Urk, that's a bit messy. Shouldn't we drive that inwards to just the
iterator methods that have this problem? Then we can slowly work
over the iterators that are problematic and fix them?

> +	trace_xfs_repair_done(ip, sc->sm, error);
> +	sc->sm->sm_flags |= scrub_oflags;
> +
> +	switch (error) {
> +	case 0:
> +		/*
> +		 * Repair succeeded.  Commit the fixes and perform a second
> +		 * scrub so that we can tell userspace if we fixed the problem.
> +		 */
> +		sc->sm->sm_flags &= ~XFS_SCRUB_FLAGS_OUT;
> +		*fixed = true;
> +		return -EAGAIN;
> +	case -EDEADLOCK:
> +	case -EAGAIN:
> +		/* Tell the caller to try again having grabbed all the locks. */
> +		if (!sc->try_harder) {
> +			sc->try_harder = true;
> +			return -EAGAIN;
> +		}
> +		/*
> +		 * We tried harder but still couldn't grab all the resources
> +		 * we needed to fix it.  The corruption has not been fixed,
> +		 * so report back to userspace.
> +		 */
> +		return -EFSCORRUPTED;
> +	default:
> +		return error;
> +	}
> +}
> +
> +/*
> + * Complain about unfixable problems in the filesystem.  We don't log
> + * corruptions when IFLAG_REPAIR wasn't set on the assumption that the driver
> + * program is xfs_scrub, which will call back with IFLAG_REPAIR set if the
> + * administrator isn't running xfs_scrub in no-repairs mode.
> + *
> + * Use this helper function because _ratelimited silently declares a static
> + * structure to track rate limiting information.
> + */
> +static void
> +xfs_repair_failure(
> +	struct xfs_mount		*mp)
> +{
> +	xfs_alert_ratelimited(mp,
> +"Corruption not fixed during online repair.  Unmount and run xfs_repair.");
> +}

Using the general rate limiting message functions means this message
can be dropped when there is lots of other ratelimited alert level
messages being emitted.

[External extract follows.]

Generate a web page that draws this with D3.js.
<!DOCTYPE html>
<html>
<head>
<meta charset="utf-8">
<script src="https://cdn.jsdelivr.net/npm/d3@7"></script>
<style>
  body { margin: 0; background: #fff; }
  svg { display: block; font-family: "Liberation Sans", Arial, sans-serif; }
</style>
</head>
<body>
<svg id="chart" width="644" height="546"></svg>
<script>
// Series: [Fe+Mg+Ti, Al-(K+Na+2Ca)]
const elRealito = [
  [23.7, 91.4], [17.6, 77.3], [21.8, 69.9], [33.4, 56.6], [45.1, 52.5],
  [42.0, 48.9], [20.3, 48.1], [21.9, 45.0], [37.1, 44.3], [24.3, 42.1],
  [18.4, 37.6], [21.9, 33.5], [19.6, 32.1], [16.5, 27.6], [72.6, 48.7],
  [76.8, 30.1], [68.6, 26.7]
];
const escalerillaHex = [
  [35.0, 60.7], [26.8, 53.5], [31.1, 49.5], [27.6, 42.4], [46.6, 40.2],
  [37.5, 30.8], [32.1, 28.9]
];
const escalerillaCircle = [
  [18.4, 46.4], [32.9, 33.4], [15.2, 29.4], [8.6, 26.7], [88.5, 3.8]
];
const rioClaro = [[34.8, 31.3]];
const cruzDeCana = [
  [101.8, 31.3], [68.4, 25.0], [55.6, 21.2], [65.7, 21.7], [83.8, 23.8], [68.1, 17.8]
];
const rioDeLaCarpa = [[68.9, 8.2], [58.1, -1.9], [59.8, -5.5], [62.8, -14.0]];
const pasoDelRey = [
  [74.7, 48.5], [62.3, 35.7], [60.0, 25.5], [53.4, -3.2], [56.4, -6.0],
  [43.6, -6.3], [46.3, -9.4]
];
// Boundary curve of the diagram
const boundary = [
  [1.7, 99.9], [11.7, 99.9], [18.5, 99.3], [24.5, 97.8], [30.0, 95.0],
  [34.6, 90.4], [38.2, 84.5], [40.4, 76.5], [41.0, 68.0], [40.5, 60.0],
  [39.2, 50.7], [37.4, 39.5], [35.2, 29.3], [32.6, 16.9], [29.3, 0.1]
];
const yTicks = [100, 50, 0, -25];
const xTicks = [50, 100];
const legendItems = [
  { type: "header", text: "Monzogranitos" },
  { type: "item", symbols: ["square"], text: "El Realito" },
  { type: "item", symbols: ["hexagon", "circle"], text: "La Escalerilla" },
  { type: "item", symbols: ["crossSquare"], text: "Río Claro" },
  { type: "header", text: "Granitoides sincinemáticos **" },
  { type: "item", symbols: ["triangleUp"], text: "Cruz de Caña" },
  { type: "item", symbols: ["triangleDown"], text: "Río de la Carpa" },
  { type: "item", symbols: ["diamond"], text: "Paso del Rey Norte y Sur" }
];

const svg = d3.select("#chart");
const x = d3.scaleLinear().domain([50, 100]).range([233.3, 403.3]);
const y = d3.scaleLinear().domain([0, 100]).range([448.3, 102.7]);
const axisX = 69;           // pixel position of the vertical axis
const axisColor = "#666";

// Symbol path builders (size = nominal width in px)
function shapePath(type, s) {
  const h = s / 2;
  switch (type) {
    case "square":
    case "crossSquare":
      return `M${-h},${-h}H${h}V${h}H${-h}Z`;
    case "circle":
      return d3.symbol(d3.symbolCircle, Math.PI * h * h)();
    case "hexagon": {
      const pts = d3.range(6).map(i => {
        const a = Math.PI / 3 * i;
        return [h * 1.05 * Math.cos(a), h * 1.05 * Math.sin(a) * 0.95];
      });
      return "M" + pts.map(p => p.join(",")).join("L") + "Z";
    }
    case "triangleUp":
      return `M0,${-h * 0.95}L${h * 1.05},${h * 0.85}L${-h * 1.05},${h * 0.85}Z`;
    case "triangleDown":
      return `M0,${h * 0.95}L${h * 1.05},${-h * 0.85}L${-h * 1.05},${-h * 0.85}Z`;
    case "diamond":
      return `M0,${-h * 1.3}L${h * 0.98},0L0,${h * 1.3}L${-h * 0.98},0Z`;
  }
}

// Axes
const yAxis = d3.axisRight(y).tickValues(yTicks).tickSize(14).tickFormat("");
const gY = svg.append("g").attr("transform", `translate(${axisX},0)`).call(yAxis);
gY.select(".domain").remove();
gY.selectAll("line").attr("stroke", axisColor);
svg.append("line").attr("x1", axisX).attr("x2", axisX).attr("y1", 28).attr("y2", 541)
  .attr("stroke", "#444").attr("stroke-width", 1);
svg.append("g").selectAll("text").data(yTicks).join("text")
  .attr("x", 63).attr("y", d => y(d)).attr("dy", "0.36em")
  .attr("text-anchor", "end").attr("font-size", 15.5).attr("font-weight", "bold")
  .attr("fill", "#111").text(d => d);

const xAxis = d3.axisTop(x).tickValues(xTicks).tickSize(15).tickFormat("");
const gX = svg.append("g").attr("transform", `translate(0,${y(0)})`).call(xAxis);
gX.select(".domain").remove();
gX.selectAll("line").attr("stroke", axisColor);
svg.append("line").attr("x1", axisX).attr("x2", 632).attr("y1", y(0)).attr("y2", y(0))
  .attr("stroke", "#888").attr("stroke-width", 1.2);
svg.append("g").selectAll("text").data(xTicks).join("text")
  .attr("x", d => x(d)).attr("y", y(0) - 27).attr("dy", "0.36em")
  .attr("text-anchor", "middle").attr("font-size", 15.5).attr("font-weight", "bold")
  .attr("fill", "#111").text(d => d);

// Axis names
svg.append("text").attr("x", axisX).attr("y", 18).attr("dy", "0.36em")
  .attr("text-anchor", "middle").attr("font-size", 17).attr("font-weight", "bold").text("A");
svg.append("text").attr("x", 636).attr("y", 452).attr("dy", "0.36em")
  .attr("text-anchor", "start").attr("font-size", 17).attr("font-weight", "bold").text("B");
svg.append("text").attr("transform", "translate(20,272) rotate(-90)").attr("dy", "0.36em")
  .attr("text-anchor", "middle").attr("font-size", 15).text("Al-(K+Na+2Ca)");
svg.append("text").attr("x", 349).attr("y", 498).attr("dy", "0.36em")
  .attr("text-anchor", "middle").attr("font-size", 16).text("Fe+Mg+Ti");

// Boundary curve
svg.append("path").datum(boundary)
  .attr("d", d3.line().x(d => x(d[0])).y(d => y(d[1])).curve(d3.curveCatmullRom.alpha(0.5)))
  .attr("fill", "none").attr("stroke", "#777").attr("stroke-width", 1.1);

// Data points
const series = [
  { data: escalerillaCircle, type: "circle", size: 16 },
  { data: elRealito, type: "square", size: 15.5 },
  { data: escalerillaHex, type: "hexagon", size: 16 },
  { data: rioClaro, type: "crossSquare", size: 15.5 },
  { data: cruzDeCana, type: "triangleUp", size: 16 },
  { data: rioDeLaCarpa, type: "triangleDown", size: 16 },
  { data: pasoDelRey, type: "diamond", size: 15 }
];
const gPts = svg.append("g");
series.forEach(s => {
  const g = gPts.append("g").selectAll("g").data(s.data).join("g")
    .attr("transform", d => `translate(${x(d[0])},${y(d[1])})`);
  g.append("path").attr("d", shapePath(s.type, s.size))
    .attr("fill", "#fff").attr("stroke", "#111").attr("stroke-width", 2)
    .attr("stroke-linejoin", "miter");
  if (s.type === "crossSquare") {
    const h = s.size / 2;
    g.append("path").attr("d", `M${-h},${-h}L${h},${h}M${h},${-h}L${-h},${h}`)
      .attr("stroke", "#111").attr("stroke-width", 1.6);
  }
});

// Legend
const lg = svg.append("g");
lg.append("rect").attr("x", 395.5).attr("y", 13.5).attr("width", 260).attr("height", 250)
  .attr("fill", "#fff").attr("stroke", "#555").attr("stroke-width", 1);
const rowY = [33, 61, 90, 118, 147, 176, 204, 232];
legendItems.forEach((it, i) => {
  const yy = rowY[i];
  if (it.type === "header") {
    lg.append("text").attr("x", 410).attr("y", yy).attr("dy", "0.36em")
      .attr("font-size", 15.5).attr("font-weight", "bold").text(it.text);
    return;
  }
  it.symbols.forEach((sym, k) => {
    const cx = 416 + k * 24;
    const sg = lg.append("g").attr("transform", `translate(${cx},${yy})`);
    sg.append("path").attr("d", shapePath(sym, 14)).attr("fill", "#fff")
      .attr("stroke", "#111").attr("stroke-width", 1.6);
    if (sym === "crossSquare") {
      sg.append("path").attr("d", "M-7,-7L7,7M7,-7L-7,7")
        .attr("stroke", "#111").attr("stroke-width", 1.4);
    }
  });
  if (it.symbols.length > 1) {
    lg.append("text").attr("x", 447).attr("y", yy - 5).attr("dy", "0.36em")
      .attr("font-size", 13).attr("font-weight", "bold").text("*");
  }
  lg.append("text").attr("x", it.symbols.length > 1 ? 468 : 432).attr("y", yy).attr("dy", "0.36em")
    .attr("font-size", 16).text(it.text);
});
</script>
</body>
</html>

IMO, this is not a message we want dropped,
so if it needs rate limiting, it should use it's own private
ratelimit structure.

>  /* Dispatch metadata scrubbing. */
>  int
>  xfs_scrub_metadata(
> @@ -397,6 +516,7 @@ xfs_scrub_metadata(
>  	struct xfs_scrub_context	sc;
>  	struct xfs_mount		*mp = ip->i_mount;
>  	bool				try_harder = false;
> +	bool				already_fixed = false;
>  	int				error = 0;
>  
>  	BUILD_BUG_ON(sizeof(meta_scrub_ops) !=
> @@ -446,9 +566,44 @@ xfs_scrub_metadata(
>  	} else if (error)
>  		goto out_teardown;
>  
> -	if (sc.sm->sm_flags & (XFS_SCRUB_OFLAG_CORRUPT |
> -			       XFS_SCRUB_OFLAG_XCORRUPT))
> -		xfs_alert_ratelimited(mp, "Corruption detected during scrub.");
> +	/* Let debug users force us into the repair routines. */
> +	if ((sc.sm->sm_flags & XFS_SCRUB_IFLAG_REPAIR) && !already_fixed &&
> +			XFS_TEST_ERROR(false, mp,
> +					XFS_ERRTAG_FORCE_SCRUB_REPAIR)) {
> +		sc.sm->sm_flags |= XFS_SCRUB_OFLAG_CORRUPT;
> +	}
> +
> +	/*
> +	 * If userspace asked for a repair but it wasn't necessary, report
> +	 * that back to userspace.
> +	 */
> +	if ((sc.sm->sm_flags & XFS_SCRUB_IFLAG_REPAIR) && !already_fixed &&
> +	    !(sc.sm->sm_flags & (XFS_SCRUB_OFLAG_CORRUPT |
> +				 XFS_SCRUB_OFLAG_XCORRUPT |
> +				 XFS_SCRUB_OFLAG_PREEN)))
> +		sc.sm->sm_flags |= XFS_SCRUB_OFLAG_UNTOUCHED;

Duplicate checks, could be done like this:

	if ((sc.sm->sm_flags & XFS_SCRUB_IFLAG_REPAIR) && !already_fixed) {
		/* Let debug users force us into the repair routines. */
		if (XFS_TEST_ERROR(false, mp,
			.....

		/*
		 * If userspace asked for a repair but it wasn't
		 * necessary,
		.....
	}

> +	/*
> +	 * If it's broken, userspace wants us to fix it, and we haven't already
> +	 * tried to fix it, then attempt a repair.
> +	 */
> +	if (xfs_repair_should_fix(sc.sm) && !already_fixed) {

You could reduce indent by doing:

	if (!xfs_repair_should_fix(sc.sm) || already_fixed)
		goto out_check_unfixed;

Cheers,

Dave.
-- 
Dave Chinner
david@fromorbit.com